Tratemos de concretar esta reflexión, solo apuntada, a una realidad que nos interroga, desde nuestra perspectiva, claro. Tiene que ver con la valoración de lo que nuestra Iglesia hace y ha hecho en el terreno de la solidaridad, o si preferimos de la acción social, de la misericordia, diría tal vez Francisco, en relación con su misión que es la evangelización. De pocas cosas discutió la Iglesia católica tanto en los 70 y 80, como acerca de la manera de entender esa relación, que se expresaba sobre todo en un binomio que al inicio fue “evangelización y promoción humana” y después “evangelización y liberación”. No vamos aquí a detenernos en la cuestión, por otra parte muy apasionante por lo que significó de debate interno en toda la Iglesia, sin dudarlo con mucha mayor insistencia en América Latina. Pero, por ejemplo, la Iglesia en Italia dedicó todo un año (1976), incluida una asamblea nacional, a esa problemática. Otra señal de su importancia es que numerosas instancias y palabras del magisterio de la Iglesia tuvieron a esa cuestión en su centro. Enumeremos sin demasiado rigor: Sínodos de Obispos de 1971, 1974, 1985; la Evangelii nuntiandi, de Pablo VI, La Misión del Redentor y La Iglesia en América, de Juan Pablo II; las dos Instrucciones sobre la Teología de la liberación; las Conferencias generales del episcopado latinoamericano de Medellín, Puebla, Santo Domingo y Aparecida; numerosos documentos de obispos latinoamericanos, incluyendo a uruguayos, etc.
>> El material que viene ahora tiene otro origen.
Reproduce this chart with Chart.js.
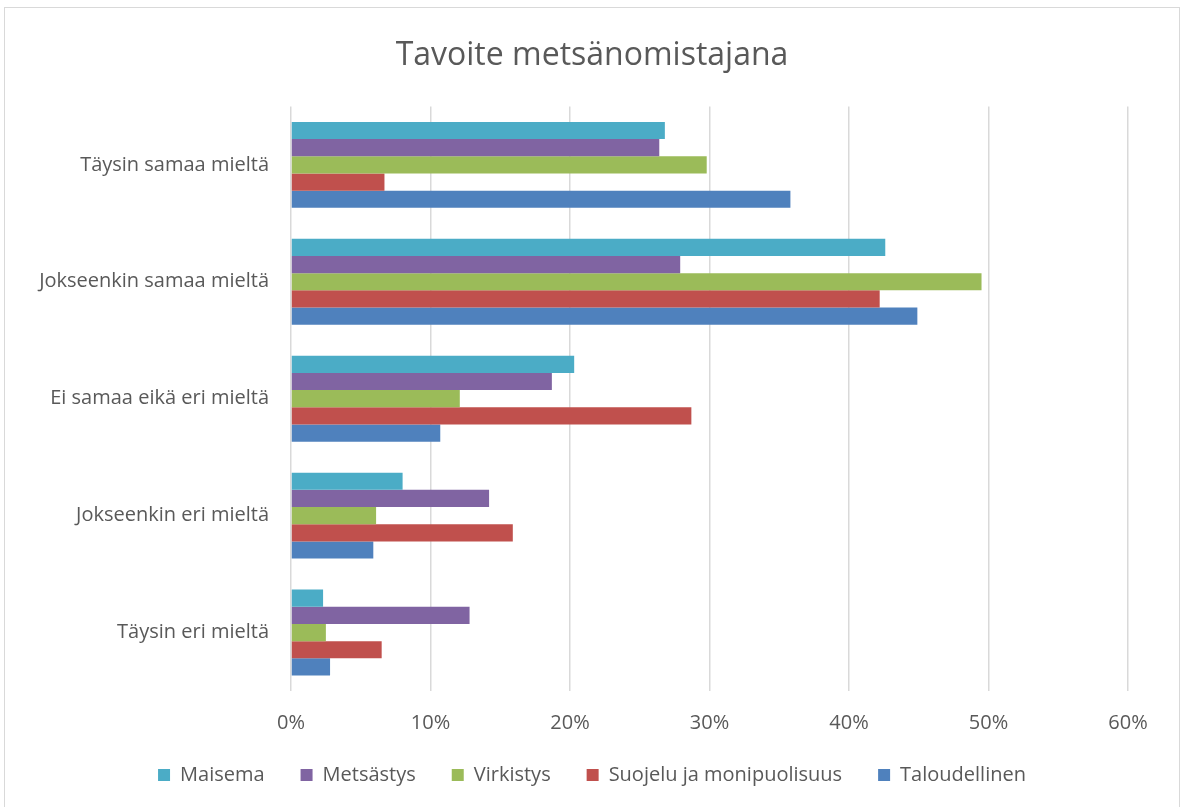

Y sin embargo, no es infrecuente que en encuentros, reuniones, discusiones, escritos del día a día de nuestra Iglesia haya de nuevo toda una desconfianza muy grande hacia ese tipo de acción de la Iglesia si no se aclara a cada momento que es hecho en nombre de Jesús, de la fe, si no se evidencia en cada paso la “identidad católica” de la misma. Se insiste en que de otro modo estaríamos volviéndonos una ONG social, que ya no haríamos lo que nos es propio, y por esa vía nos mimetizaríamos en el espacio público. Y se extiende una especie de sospecha con respecto a nuestro pasado eclesial cercano, como que hubiera pecado de eso. Son estos algunos de los términos en que se plantea la cuestión, más allá de que seguramente recubren pensamientos no unívocos. En todo caso, no parece que se haya incorporado toda la muy rica reflexión y de las conclusiones de los años citados.

Tal vez nos ayude un ejemplo concreto. En el libro Padre Cacho. Cuando el otro quema adentro, de nuestra Mercedes Clara, se dice en un momento que hay católicos que piensan que Cacho tuvo una etapa de activista social, en la que dejó de lado su sacerdocio, o se lo guardó para sí, pero que después redescubrió esa dimensión hacia el final de su vida. Si no, ¿cómo podríamos intentar que fuera reconocida su santidad? Este grueso malentendido revela una cierta manera de entender y encarar esa relación que señalamos más arriba. Y sin embargo, si algo parece adquirido tanto por el magisterio como por la práctica eclesial en muy diversos contextos, es que no se puede hablar más de dos tareas que hubiera que relacionar de una u otra manera (evangelización y promoción humana), sino de una única acción, la misión cristiana, la evangelización, que incluye sine qua non la solidaridad. Es evidente que esa síntesis no ha quedado cerrada. Hay que continuar procesándola ante los nuevos desafíos, pero otra cosa es volver atrás, a un estadio anterior a ella, sobre todo por no guardar memoria. Francisco parece un caso muy elocuente de absorción de lo vivido desde el Vaticano II y de su expresión en un nuevo contexto. Tal vez por eso encuentra las resistencias conocidas.

Nos hemos alargado un poco más de lo habitual. Creemos que con lo dicho hasta acá se habrá comprendido que nuestra intención es la de llamar la atención, al conmemorar el cincuentenario de Populorum progressio, sobre la importancia que tiene para nuestra misión de hoy saber recoger el legado de la encíclica y de toda la sensibilidad y experiencias cristianas que ella expresó, estimuló y acompañó. No otra cosa hizo Medellín, al año siguiente, y también Juan Pablo II con la Sollicitudo rei socialis al retomarla y celebrarla a los veinte (1987).

Mantener viva la memoria de los momentos de nuestra historia con el Señor que van haciendo el camino de la Iglesia en su acompañar e iluminar los pasos del mundo, se nos presenta como una responsabilidad mayor de todos, de las diferentes generaciones. De otro modo nos condenamos a empezar siempre de nuevo con los riesgos de repetirnos sin darnos cuenta, de dispararnos con la mejor voluntad, pero sobre todo de no estar a la escucha del Espíritu que nos habla en nuestro presente y del pueblo al que hemos de servir.